### GIVEN INSTRUCTION:
The data below must be copied in full and without any change.

### INFORMATION SUPPLIED:
·····
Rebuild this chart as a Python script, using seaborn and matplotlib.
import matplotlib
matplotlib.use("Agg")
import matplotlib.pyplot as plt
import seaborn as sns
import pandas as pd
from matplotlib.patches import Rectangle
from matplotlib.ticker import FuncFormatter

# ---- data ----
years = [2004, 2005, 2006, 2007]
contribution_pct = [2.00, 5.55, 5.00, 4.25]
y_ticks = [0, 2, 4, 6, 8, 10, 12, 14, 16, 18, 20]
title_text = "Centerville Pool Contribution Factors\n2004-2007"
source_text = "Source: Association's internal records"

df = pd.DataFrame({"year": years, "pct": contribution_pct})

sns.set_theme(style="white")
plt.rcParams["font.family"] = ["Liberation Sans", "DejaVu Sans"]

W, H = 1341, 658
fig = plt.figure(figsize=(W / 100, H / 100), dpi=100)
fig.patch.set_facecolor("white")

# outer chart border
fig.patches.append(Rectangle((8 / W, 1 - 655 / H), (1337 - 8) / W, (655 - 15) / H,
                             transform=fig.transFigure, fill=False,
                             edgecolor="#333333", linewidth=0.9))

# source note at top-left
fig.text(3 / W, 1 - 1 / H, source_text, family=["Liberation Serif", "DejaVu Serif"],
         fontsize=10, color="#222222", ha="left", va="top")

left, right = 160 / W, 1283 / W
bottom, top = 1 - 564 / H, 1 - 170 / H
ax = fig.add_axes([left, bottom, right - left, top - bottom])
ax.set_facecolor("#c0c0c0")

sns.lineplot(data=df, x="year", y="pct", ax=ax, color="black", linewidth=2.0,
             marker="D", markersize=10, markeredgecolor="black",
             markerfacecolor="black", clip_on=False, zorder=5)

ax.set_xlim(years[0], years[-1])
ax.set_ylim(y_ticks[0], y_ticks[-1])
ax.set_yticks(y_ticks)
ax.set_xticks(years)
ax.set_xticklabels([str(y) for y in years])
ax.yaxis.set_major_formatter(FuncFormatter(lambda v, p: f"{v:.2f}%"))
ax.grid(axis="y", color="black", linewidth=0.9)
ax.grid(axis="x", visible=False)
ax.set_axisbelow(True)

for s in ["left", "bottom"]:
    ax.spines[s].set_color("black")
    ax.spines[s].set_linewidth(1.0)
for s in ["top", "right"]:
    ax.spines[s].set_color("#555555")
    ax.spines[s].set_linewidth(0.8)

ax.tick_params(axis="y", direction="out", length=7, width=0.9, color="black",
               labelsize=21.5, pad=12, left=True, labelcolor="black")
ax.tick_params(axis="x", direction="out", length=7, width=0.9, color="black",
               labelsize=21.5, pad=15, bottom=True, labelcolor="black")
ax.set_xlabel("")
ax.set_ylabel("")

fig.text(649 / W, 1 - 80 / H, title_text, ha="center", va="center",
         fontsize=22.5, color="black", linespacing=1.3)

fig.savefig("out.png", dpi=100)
·····
### FINISHED EXERCISE:
Rebuild this chart as a Python script, using seaborn and matplotlib.
import matplotlib
matplotlib.use("Agg")
import matplotlib.pyplot as plt
import seaborn as sns
import pandas as pd
from matplotlib.patches import Rectangle
from matplotlib.ticker import FuncFormatter

# ---- data ----
years = [2004, 2005, 2006, 2007]
contribution_pct = [2.00, 5.55, 5.00, 4.25]
y_ticks = [0, 2, 4, 6, 8, 10, 12, 14, 16, 18, 20]
title_text = "Centerville Pool Contribution Factors\n2004-2007"
source_text = "Source: Association's internal records"

df = pd.DataFrame({"year": years, "pct": contribution_pct})

sns.set_theme(style="white")
plt.rcParams["font.family"] = ["Liberation Sans", "DejaVu Sans"]

W, H = 1341, 658
fig = plt.figure(figsize=(W / 100, H / 100), dpi=100)
fig.patch.set_facecolor("white")

# outer chart border
fig.patches.append(Rectangle((8 / W, 1 - 655 / H), (1337 - 8) / W, (655 - 15) / H,
                             transform=fig.transFigure, fill=False,
                             edgecolor="#333333", linewidth=0.9))

# source note at top-left
fig.text(3 / W, 1 - 1 / H, source_text, family=["Liberation Serif", "DejaVu Serif"],
         fontsize=10, color="#222222", ha="left", va="top")

left, right = 160 / W, 1283 / W
bottom, top = 1 - 564 / H, 1 - 170 / H
ax = fig.add_axes([left, bottom, right - left, top - bottom])
ax.set_facecolor("#c0c0c0")

sns.lineplot(data=df, x="year", y="pct", ax=ax, color="black", linewidth=2.0,
             marker="D", markersize=10, markeredgecolor="black",
             markerfacecolor="black", clip_on=False, zorder=5)

ax.set_xlim(years[0], years[-1])
ax.set_ylim(y_ticks[0], y_ticks[-1])
ax.set_yticks(y_ticks)
ax.set_xticks(years)
ax.set_xticklabels([str(y) for y in years])
ax.yaxis.set_major_formatter(FuncFormatter(lambda v, p: f"{v:.2f}%"))
ax.grid(axis="y", color="black", linewidth=0.9)
ax.grid(axis="x", visible=False)
ax.set_axisbelow(True)

for s in ["left", "bottom"]:
    ax.spines[s].set_color("black")
    ax.spines[s].set_linewidth(1.0)
for s in ["top", "right"]:
    ax.spines[s].set_color("#555555")
    ax.spines[s].set_linewidth(0.8)

ax.tick_params(axis="y", direction="out", length=7, width=0.9, color="black",
               labelsize=21.5, pad=12, left=True, labelcolor="black")
ax.tick_params(axis="x", direction="out", length=7, width=0.9, color="black",
               labelsize=21.5, pad=15, bottom=True, labelcolor="black")
ax.set_xlabel("")
ax.set_ylabel("")

fig.text(649 / W, 1 - 80 / H, title_text, ha="center", va="center",
         fontsize=22.5, color="black", linespacing=1.3)

fig.savefig("out.png", dpi=100)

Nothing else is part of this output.